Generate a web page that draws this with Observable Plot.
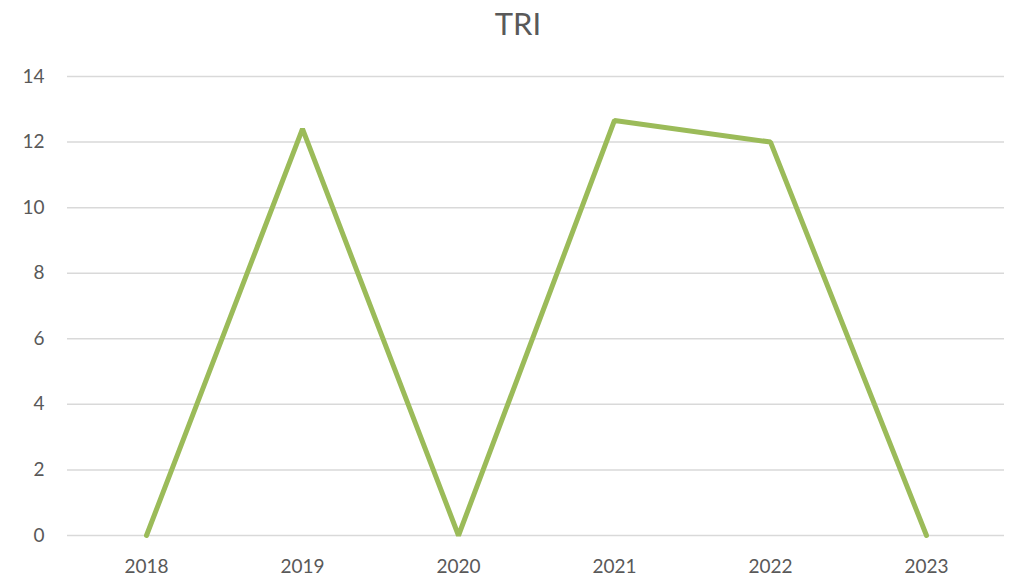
<!DOCTYPE html>
<html>
<head>
<meta charset="utf-8">
<script src="https://cdn.jsdelivr.net/npm/d3@7"></script>
<script src="https://cdn.jsdelivr.net/npm/@observablehq/plot@0.6"></script>
<style>
  html, body { margin: 0; padding: 0; background: #fff; }
  #wrap { width: 1012px; height: 576px; overflow: hidden; }
  #title { height: 50px; line-height: 46px; text-align: center; padding-left: 24px; box-sizing: border-box; font-family: Lato, "Open Sans", sans-serif; font-size: 31px; color: #595959; }
  svg { display: block; }
</style>
</head>
<body>
<div id="wrap">
  <div id="title">TRI</div>
  <div id="chart"></div>
</div>
<script>
const years = ["2018", "2019", "2020", "2021", "2022", "2023"];
const values = [0, 12.4, 0, 12.66, 12, 0];
const yTicks = [0, 2, 4, 6, 8, 10, 12, 14];

const data = years.map((y, i) => ({year: y, value: values[i]}));

const chart = Plot.plot({
  width: 1012,
  height: 526,
  marginTop: 26,
  marginBottom: 41,
  marginLeft: 67,
  marginRight: 8,
  style: {fontFamily: "Lato, 'Open Sans', sans-serif", fontSize: "19px", color: "#595959", background: "#fff"},
  x: {type: "point", domain: years, padding: 0.5, label: null, tickSize: 0, tickPadding: 24},
  y: {domain: [0, 14], ticks: yTicks, label: null, tickSize: 0, tickPadding: 23},
  marks: [
    Plot.ruleY(yTicks, {stroke: "#d9d9d9", strokeWidth: 1.5}),
    Plot.axisY({ticks: yTicks, tickSize: 0, tickPadding: 23, label: null, fontSize: 19}),
    Plot.axisX({tickSize: 0, tickPadding: 24, label: null, fontSize: 19}),
    Plot.line(data, {x: "year", y: "value", stroke: "#9bbb59", strokeWidth: 5, strokeLinejoin: "miter", strokeLinecap: "round"})
  ]
});
document.getElementById("chart").appendChild(chart);
</script>
</body>
</html>
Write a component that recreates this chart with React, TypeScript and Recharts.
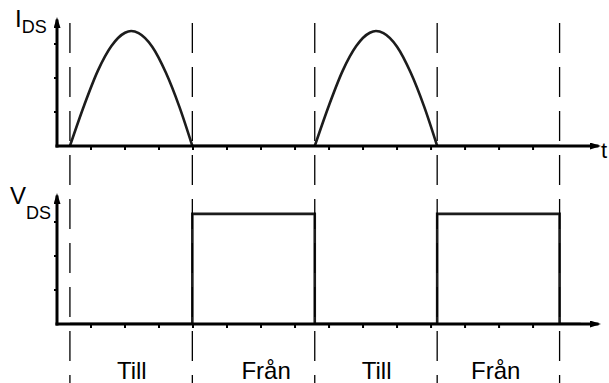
import { LineChart, Line, XAxis, YAxis, ReferenceLine } from "recharts";

const W = 609;
const H = 383;
const X_MAX = 15.88;
const FONT = "'Liberation Sans', Arial, Helvetica, sans-serif";
const INK = "#000";
const WAVE = "#1c1c1c";

// switching instants (vertical dashed lines) and the axis tick marks
const switchTimes = [0.38, 3.98, 7.58, 11.18, 14.78];
const timeTicks = [1, 2, 3, 4, 5, 6, 7, 8, 9, 10, 11, 12, 13, 14];
const levelTicks = [1, 2, 3];

// I_DS: the two half-wave humps and the flat parts between them
const hump1T = [0.38, 0.8, 1.2, 1.6, 2.0, 2.18, 2.4, 2.8, 3.2, 3.6, 3.98];
const hump2T = [7.58, 8.0, 8.4, 8.8, 9.2, 9.38, 9.6, 10.0, 10.4, 10.8, 11.18];
const humpI = [0, 1.2, 2.21, 2.94, 3.33, 3.38, 3.32, 2.92, 2.16, 1.15, 0];
const flat1T = [3.98, 7.58];
const flat2T = [11.18, 14.78];
const flatI = [0, 0];

// V_DS square wave
const vdsT = [0.38, 3.98, 3.98, 7.58, 7.58, 11.18, 11.18, 14.78, 14.78, 15.4];
const vdsV = [0, 0, 3.24, 3.24, 0, 0, 3.24, 3.24, 0, 0];

// phase names under the plot
const phaseLabels = ["Till", "Från", "Till", "Från"];
const phasePos = [2.2, 6.15, 9.4, 12.9];

const zip = (ts: number[], vs: number[], key: string) =>
  ts.map((t, i) => ({ t, [key]: vs[i] }));

const hump1 = zip(hump1T, humpI, "i");
const hump2 = zip(hump2T, humpI, "i");
const flat1 = zip(flat1T, flatI, "i");
const flat2 = zip(flat2T, flatI, "i");
const vds = zip(vdsT, vdsV, "v");
const frame = zip([0, X_MAX], [0, 1], "y");

const axisLine = (id: string, end: "x" | "y") => ({
  stroke: INK,
  strokeWidth: 3,
  strokeLinecap: "square",
  ...(end === "x" ? { markerEnd: `url(#${id})` } : { markerStart: `url(#${id})` }),
});

const arrowDefs = (id: string) => (
  <defs>
    <marker id={id} viewBox="0 0 11 7" refX={7} refY={3.5} markerWidth={11} markerHeight={7}
      markerUnits="userSpaceOnUse" orient="auto-start-reverse">
      <path d="M0,0 L11,3.5 L0,7 Z" fill={INK} />
    </marker>
  </defs>
);

const waveProps = {
  stroke: WAVE,
  strokeWidth: 2.6,
  dot: false,
  activeDot: false,
  isAnimationActive: false,
} as const;

const layer = { position: "absolute" as const, left: 0, top: 0 };

export default function App() {
  return (
    <div style={{ position: "absolute", left: 0, top: 0, width: W, height: H, fontFamily: FONT, background: "#fff" }}>
      {/* top panel: I_DS */}
      <div style={layer}>
        <LineChart width={W} height={H} margin={{ top: 21, right: 12, left: 0, bottom: 207 }}>
          {arrowDefs("arrI")}
          <XAxis dataKey="t" type="number" domain={[0, X_MAX]} allowDataOverflow ticks={timeTicks}
            tickFormatter={() => ""} tickSize={4} height={30}
            axisLine={axisLine("arrI", "x")} tickLine={{ stroke: INK, strokeWidth: 2 }}
            label={() => <text x={601} y={158} fontSize={22} fill={INK} fontFamily={FONT}>t</text>} />
          <YAxis type="number" domain={[0, 3.676]} allowDataOverflow ticks={levelTicks}
            tickFormatter={() => ""} tickSize={3} width={57}
            axisLine={axisLine("arrI", "y")} tickLine={{ stroke: INK, strokeWidth: 2 }}
            label={() => (
              <text x={15} y={27} fontSize={24} fill={INK} fontFamily={FONT}>
                I<tspan dy={6} fontSize={18}>DS</tspan>
              </text>
            )} />
          <Line data={hump1} dataKey="i" type="monotone" {...waveProps} />
          <Line data={hump2} dataKey="i" type="monotone" {...waveProps} />
          <Line data={flat1} dataKey="i" type="linear" {...waveProps} />
          <Line data={flat2} dataKey="i" type="linear" {...waveProps} />
        </LineChart>
      </div>

      {/* bottom panel: V_DS */}
      <div style={layer}>
        <LineChart width={W} height={H} margin={{ top: 197, right: 12, left: 0, bottom: 0 }}>
          {arrowDefs("arrV")}
          <XAxis dataKey="t" type="number" domain={[0, X_MAX]} allowDataOverflow ticks={timeTicks}
            tickFormatter={() => ""} tickSize={4} height={30}
            axisLine={axisLine("arrV", "x")} tickLine={{ stroke: INK, strokeWidth: 2 }} />
          <XAxis xAxisId="phase" dataKey="t" type="number" domain={[0, X_MAX]} allowDataOverflow
            ticks={phasePos} tickFormatter={(_v: number, i: number) => phaseLabels[i]}
            axisLine={false} tickLine={false} height={29} tickSize={6} tickMargin={2}
            tick={{ fontSize: 24, fill: INK, fontFamily: FONT }} interval={0} />
          <YAxis type="number" domain={[0, 3.735]} allowDataOverflow ticks={levelTicks}
            tickFormatter={() => ""} tickSize={3} width={57}
            axisLine={axisLine("arrV", "y")} tickLine={{ stroke: INK, strokeWidth: 2 }}
            label={() => (
              <text x={10} y={204} fontSize={24} fill={INK} fontFamily={FONT}>
                V<tspan dy={15} fontSize={18}>DS</tspan>
              </text>
            )} />
          <Line data={vds} dataKey="v" type="linear" {...waveProps} />
        </LineChart>
      </div>

      {/* dashed switching lines across both panels, drawn top to bottom */}
      <div style={{ ...layer, pointerEvents: "none" }}>
        <LineChart width={W} height={H} data={frame}
          margin={{ top: 23, right: 12, left: 57, bottom: 0 }}>
          <XAxis dataKey="t" type="number" domain={[0, X_MAX]} hide />
          <YAxis type="number" domain={[0, 1]} hide />
          <Line dataKey="y" stroke="none" dot={false} activeDot={false} isAnimationActive={false} />
          {switchTimes.map((t) => (
            <ReferenceLine key={t} segment={[{ x: t, y: 1 }, { x: t, y: 0 }]}
              stroke={INK} strokeWidth={1.3} strokeDasharray="30 14" />
          ))}
        </LineChart>
      </div>
    </div>
  );
}
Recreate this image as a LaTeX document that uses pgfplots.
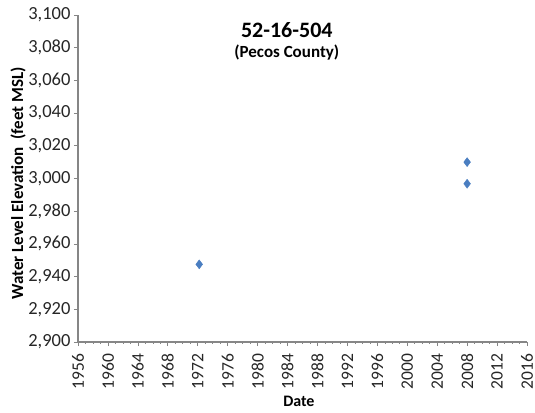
\documentclass[border=0pt]{standalone}
\usepackage{pgfplots}
\pgfplotsset{compat=1.18}
\usepackage{fontspec}
\setmainfont{Carlito}
\definecolor{ptblue}{RGB}{74,126,193}
\definecolor{axgray}{RGB}{134,134,134}
\begin{document}
\begin{tikzpicture}[x=1pt,y=1pt]
\useasboundingbox (0,0) rectangle (535,412);
\begin{axis}[
  at={(78pt,70pt)}, anchor=south west,
  scale only axis, width=449pt, height=327pt,
  xmin=1956, xmax=2016, ymin=2900, ymax=3100,
  axis x line*=bottom, axis y line*=left,
  axis line style={axgray, line width=1.2pt},
  xtick={1956,1960,...,2016}, ytick={2900,2920,...,3100},
  minor x tick num=3,
  tick style={axgray, line width=0.6pt},
  major tick length=4pt, minor tick length=2pt,
  tick align=outside,
  x tick label style={rotate=90, anchor=east, font=\fontsize{17.5}{17.5}\selectfont, text=black!85, xshift=-4pt},
  y tick label style={font=\fontsize{18.5}{18.5}\selectfont, text=black!85},
  xticklabel={\pgfmathprintnumber[1000 sep=]{\tick}},
  /pgf/number format/assume math mode=true,
  /pgf/number format/1000 sep={,},
  scaled y ticks=false,
  clip=false,
]
\addplot[only marks, mark=diamond*, mark size=4.5pt, color=ptblue] coordinates {
  (1972.2,2947.5) (2008.0,3010.0) (2008.0,2996.8)
};
\node[font=\bfseries\fontsize{22}{22}\selectfont] at (rel axis cs:0.465,0.954) {52-16-504};
\node[font=\bfseries\fontsize{17}{17}\selectfont] at (rel axis cs:0.465,0.884) {(Pecos County)};
\node[font=\bfseries\fontsize{16}{16}\selectfont] at ([yshift=-59pt]rel axis cs:0.492,0) {Date};
\node[font=\bfseries\fontsize{17}{17}\selectfont, rotate=90] at ([xshift=-60pt]rel axis cs:0,0.485) {Water Level Elevation\ \ (feet MSL)};
\end{axis}
\end{tikzpicture}
\end{document}
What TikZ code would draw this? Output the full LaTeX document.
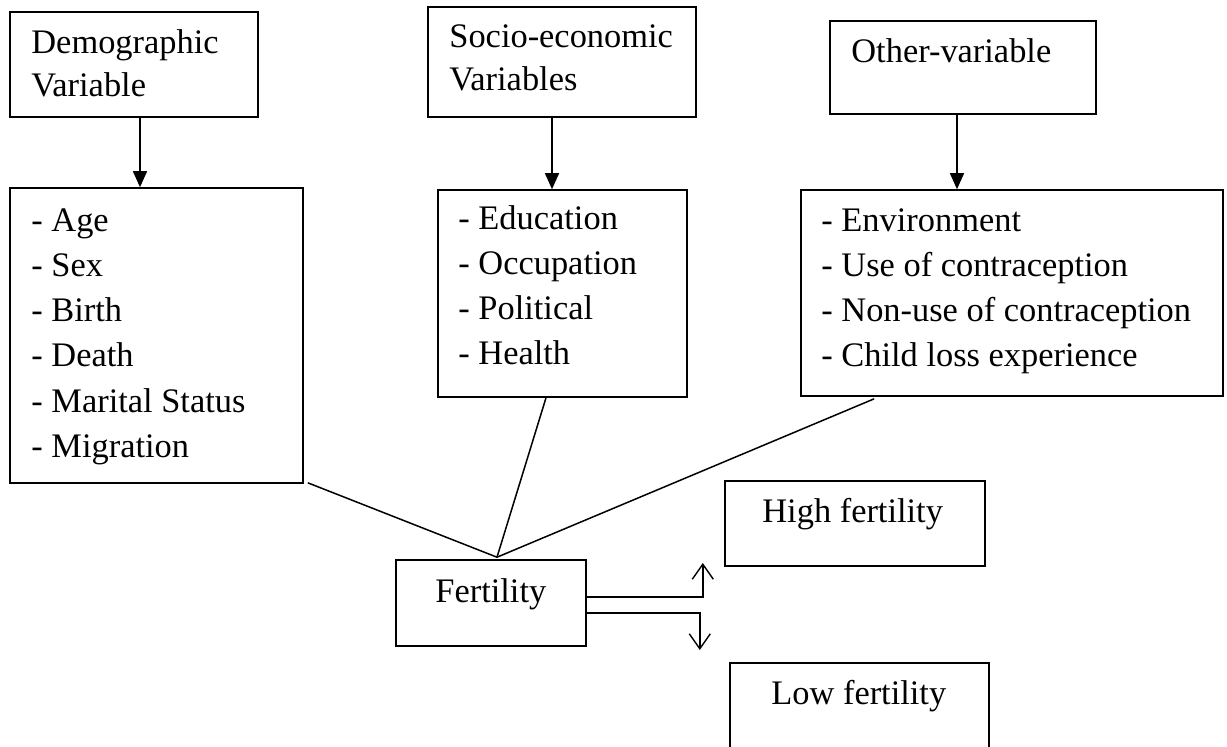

--------

What you will do:
From the records above, pick out and copy each line holding the word "with".

Solution to the problem:
Generate a web page that draws this with Observable Plot.
Write a component that recreates this chart with React, TypeScript and Recharts.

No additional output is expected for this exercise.